AIM OF THE TASK: Print the listing as it stands, omitting all images.

— Start DATASET CONTENT —

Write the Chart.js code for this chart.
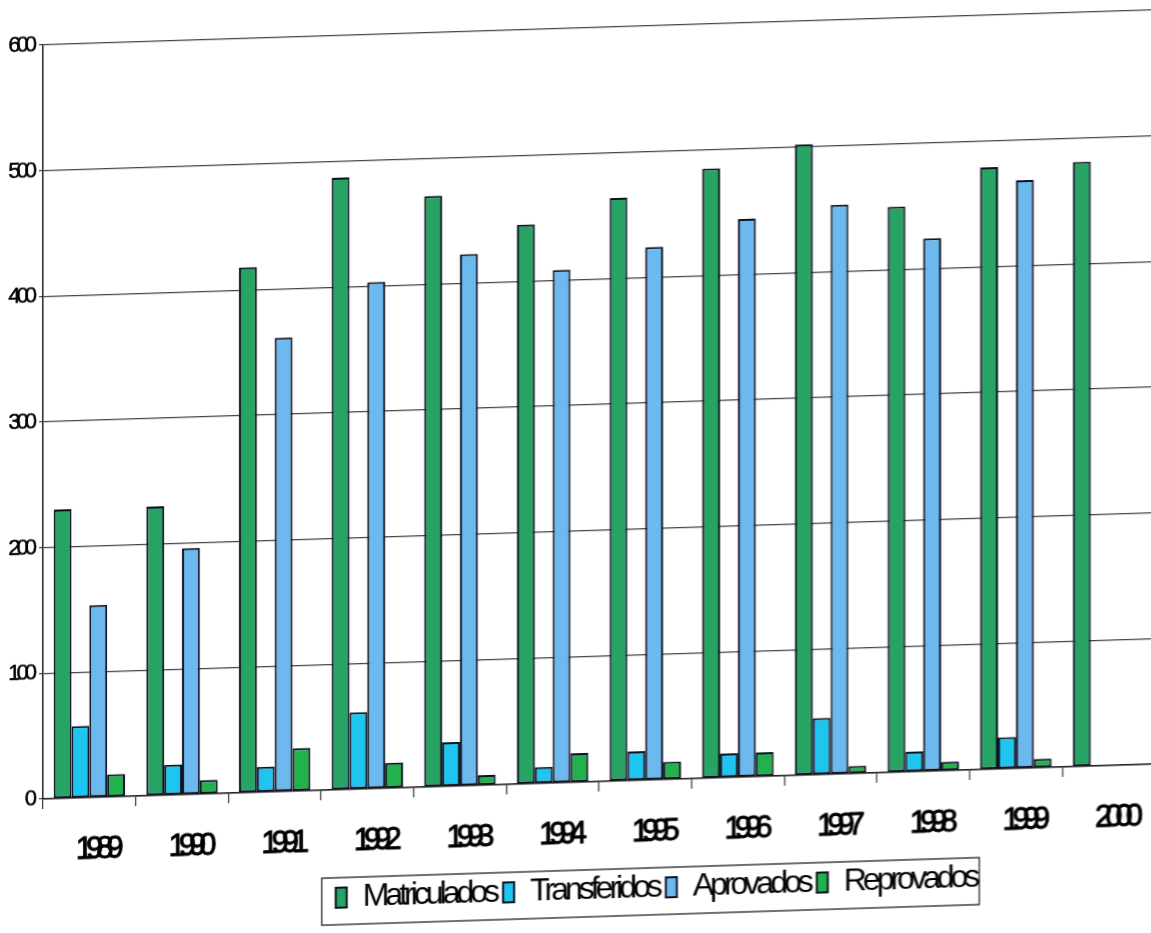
<!DOCTYPE html>
<html>
<head>
<meta charset="utf-8">
<script src="https://cdn.jsdelivr.net/npm/chart.js@4.4.1/dist/chart.umd.min.js"></script>
<style>
  html, body { margin: 0; padding: 0; background: #fff; overflow: hidden; width: 1151px; height: 933px; }
  #wrap { position: absolute; left: 0; top: 0; width: 1159px; height: 946px;
          transform-origin: 43px 799px; transform: skewY(-1.8deg); }
  canvas { display: block; }
</style>
</head>
<body>
<div id="wrap"><canvas id="grafico" width="1159" height="946"></canvas></div>
<script>
// Anos letivos
const anos = ['1989', '1990', '1991', '1992', '1993', '1994', '1995', '1996', '1997', '1998', '1999', '2000'];

// Alunos por situação
const matriculados  = [230, 230, 418, 487, 470, 445, 464, 485, 502, 450, 479, 481];
const transferidos  = [57, 24, 20, 61, 35, 13, 23, 19, 45, 16, 25, null];
const aprovados     = [153, 196, 361, 403, 423, 408, 424, 444, 453, 424, 468, null];
const reprovados    = [18, 11, 34, 20, 8, 23, 14, 19, 6, 7, 7, null];

// Eixo vertical
const escalaMin = 0;
const escalaMax = 600;
const escalaPasso = 100;

const FONTE = '"Liberation Sans", Arial, sans-serif';
const CONTORNO = '#0c1020';

// Tight, condensed lettering: legend and value axis first, the year labels
// (drawn after the bars) even tighter
const letraCondensada = {
  id: 'letraCondensada',
  beforeUpdate(chart, args, opts) { chart.ctx.letterSpacing = opts.geral; },
  beforeDraw(chart, args, opts) { chart.ctx.letterSpacing = opts.geral; },
  afterDatasetsDraw(chart, args, opts) { chart.ctx.letterSpacing = opts.anos; },
  afterDraw(chart, args, opts) { chart.ctx.letterSpacing = opts.geral; }
};

// Places the legend under the years and frames it with a thin box
const legendaEmCaixa = {
  id: 'legendaEmCaixa',
  afterLayout(chart, args, opts) {
    const lg = chart.legend;
    const dx = opts.centroX - (lg.left + lg.right) / 2;
    const dy = opts.topo - lg.top;
    lg.left += dx; lg.right += dx;
    lg.top += dy; lg.bottom += dy;
  },
  afterDraw(chart, args, opts) {
    const lg = chart.legend;
    const hb = lg.legendHitBoxes;
    if (!hb || !hb.length) return;
    const ultimo = hb[hb.length - 1];
    const meio = hb[0].top + hb[0].height / 2;
    const x0 = hb[0].left - opts.margemEsq;
    const x1 = ultimo.left + ultimo.width + opts.margemDir;
    const y0 = meio - opts.acima;
    const y1 = meio + opts.abaixo;
    const ctx = chart.ctx;
    ctx.save();
    ctx.strokeStyle = '#222';
    ctx.lineWidth = 1.3;
    ctx.strokeRect(x0, y0, x1 - x0, y1 - y0);
    ctx.restore();
  }
};

const serie = (rotulo, dados, cor) => ({
  label: rotulo,
  data: dados,
  backgroundColor: cor,
  borderColor: CONTORNO,
  borderWidth: 2,
  borderSkipped: false
});

new Chart(document.getElementById('grafico'), {
  type: 'bar',
  data: {
    labels: anos,
    datasets: [
      serie('Matriculados', matriculados, '#27a364'),
      serie('Transferidos', transferidos, '#1ec6ef'),
      serie('Aprovados', aprovados, '#6cb9f0'),
      serie('Reprovados', reprovados, '#22b24c')
    ]
  },
  options: {
    responsive: false,
    animation: false,
    devicePixelRatio: 1,
    layout: { padding: { top: 45, left: 0, right: 0, bottom: 0 } },
    datasets: { bar: { categoryPercentage: 0.77, barPercentage: 1 } },
    scales: {
      x: {
        grid: { offset: true, drawOnChartArea: false, drawTicks: true, tickLength: 10, color: '#333', lineWidth: 1.2 },
        border: { display: true, color: '#222', width: 1.5 },
        ticks: { z: 1, color: '#000', font: { family: FONTE, size: 31 }, padding: 24,
                 textStrokeColor: '#000', textStrokeWidth: 0.9,
                 labelOffset: 7, maxRotation: 0, autoSkip: false },
        afterFit(s) { s.height = s.chart.height - s.chart.legend.height - 799; }
      },
      y: {
        min: escalaMin,
        max: escalaMax,
        ticks: { stepSize: escalaPasso, color: '#000', font: { family: FONTE, size: 22 }, padding: 6,
                 textStrokeColor: '#000', textStrokeWidth: 0.5 },
        grid: { color: '#444', lineWidth: 1.2, tickLength: 4 },
        border: { display: true, color: '#222', width: 1.5 },
        afterFit(s) { s.width = 43; }
      }
    },
    plugins: {
      legend: {
        position: 'bottom',
        labels: { color: '#000', font: { family: FONTE, size: 32 }, boxWidth: 11, boxHeight: 20, padding: 7 }
      },
      tooltip: { enabled: false },
      letraCondensada: { geral: '-4px', anos: '-7px' },
      legendaEmCaixa: { centroX: 656, topo: 884, margemEsq: 14, margemDir: 3, acima: 20, abaixo: 27 }
    }
  },
  plugins: [letraCondensada, legendaEmCaixa]
});
</script>
</body>
</html>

— End DATASET CONTENT —

TASK SOLUTION:
Write the Chart.js code for this chart.
<!DOCTYPE html>
<html>
<head>
<meta charset="utf-8">
<script src="https://cdn.jsdelivr.net/npm/chart.js@4.4.1/dist/chart.umd.min.js"></script>
<style>
  html, body { margin: 0; padding: 0; background: #fff; overflow: hidden; width: 1151px; height: 933px; }
  #wrap { position: absolute; left: 0; top: 0; width: 1159px; height: 946px;
          transform-origin: 43px 799px; transform: skewY(-1.8deg); }
  canvas { display: block; }
</style>
</head>
<body>
<div id="wrap"><canvas id="grafico" width="1159" height="946"></canvas></div>
<script>
// Anos letivos
const anos = ['1989', '1990', '1991', '1992', '1993', '1994', '1995', '1996', '1997', '1998', '1999', '2000'];

// Alunos por situação
const matriculados  = [230, 230, 418, 487, 470, 445, 464, 485, 502, 450, 479, 481];
const transferidos  = [57, 24, 20, 61, 35, 13, 23, 19, 45, 16, 25, null];
const aprovados     = [153, 196, 361, 403, 423, 408, 424, 444, 453, 424, 468, null];
const reprovados    = [18, 11, 34, 20, 8, 23, 14, 19, 6, 7, 7, null];

// Eixo vertical
const escalaMin = 0;
const escalaMax = 600;
const escalaPasso = 100;

const FONTE = '"Liberation Sans", Arial, sans-serif';
const CONTORNO = '#0c1020';

// Tight, condensed lettering: legend and value axis first, the year labels
// (drawn after the bars) even tighter
const letraCondensada = {
  id: 'letraCondensada',
  beforeUpdate(chart, args, opts) { chart.ctx.letterSpacing = opts.geral; },
  beforeDraw(chart, args, opts) { chart.ctx.letterSpacing = opts.geral; },
  afterDatasetsDraw(chart, args, opts) { chart.ctx.letterSpacing = opts.anos; },
  afterDraw(chart, args, opts) { chart.ctx.letterSpacing = opts.geral; }
};

// Places the legend under the years and frames it with a thin box
const legendaEmCaixa = {
  id: 'legendaEmCaixa',
  afterLayout(chart, args, opts) {
    const lg = chart.legend;
    const dx = opts.centroX - (lg.left + lg.right) / 2;
    const dy = opts.topo - lg.top;
    lg.left += dx; lg.right += dx;
    lg.top += dy; lg.bottom += dy;
  },
  afterDraw(chart, args, opts) {
    const lg = chart.legend;
    const hb = lg.legendHitBoxes;
    if (!hb || !hb.length) return;
    const ultimo = hb[hb.length - 1];
    const meio = hb[0].top + hb[0].height / 2;
    const x0 = hb[0].left - opts.margemEsq;
    const x1 = ultimo.left + ultimo.width + opts.margemDir;
    const y0 = meio - opts.acima;
    const y1 = meio + opts.abaixo;
    const ctx = chart.ctx;
    ctx.save();
    ctx.strokeStyle = '#222';
    ctx.lineWidth = 1.3;
    ctx.strokeRect(x0, y0, x1 - x0, y1 - y0);
    ctx.restore();
  }
};

const serie = (rotulo, dados, cor) => ({
  label: rotulo,
  data: dados,
  backgroundColor: cor,
  borderColor: CONTORNO,
  borderWidth: 2,
  borderSkipped: false
});

new Chart(document.getElementById('grafico'), {
  type: 'bar',
  data: {
    labels: anos,
    datasets: [
      serie('Matriculados', matriculados, '#27a364'),
      serie('Transferidos', transferidos, '#1ec6ef'),
      serie('Aprovados', aprovados, '#6cb9f0'),
      serie('Reprovados', reprovados, '#22b24c')
    ]
  },
  options: {
    responsive: false,
    animation: false,
    devicePixelRatio: 1,
    layout: { padding: { top: 45, left: 0, right: 0, bottom: 0 } },
    datasets: { bar: { categoryPercentage: 0.77, barPercentage: 1 } },
    scales: {
      x: {
        grid: { offset: true, drawOnChartArea: false, drawTicks: true, tickLength: 10, color: '#333', lineWidth: 1.2 },
        border: { display: true, color: '#222', width: 1.5 },
        ticks: { z: 1, color: '#000', font: { family: FONTE, size: 31 }, padding: 24,
                 textStrokeColor: '#000', textStrokeWidth: 0.9,
                 labelOffset: 7, maxRotation: 0, autoSkip: false },
        afterFit(s) { s.height = s.chart.height - s.chart.legend.height - 799; }
      },
      y: {
        min: escalaMin,
        max: escalaMax,
        ticks: { stepSize: escalaPasso, color: '#000', font: { family: FONTE, size: 22 }, padding: 6,
                 textStrokeColor: '#000', textStrokeWidth: 0.5 },
        grid: { color: '#444', lineWidth: 1.2, tickLength: 4 },
        border: { display: true, color: '#222', width: 1.5 },
        afterFit(s) { s.width = 43; }
      }
    },
    plugins: {
      legend: {
        position: 'bottom',
        labels: { color: '#000', font: { family: FONTE, size: 32 }, boxWidth: 11, boxHeight: 20, padding: 7 }
      },
      tooltip: { enabled: false },
      letraCondensada: { geral: '-4px', anos: '-7px' },
      legendaEmCaixa: { centroX: 656, topo: 884, margemEsq: 14, margemDir: 3, acima: 20, abaixo: 27 }
    }
  },
  plugins: [letraCondensada, legendaEmCaixa]
});
</script>
</body>
</html>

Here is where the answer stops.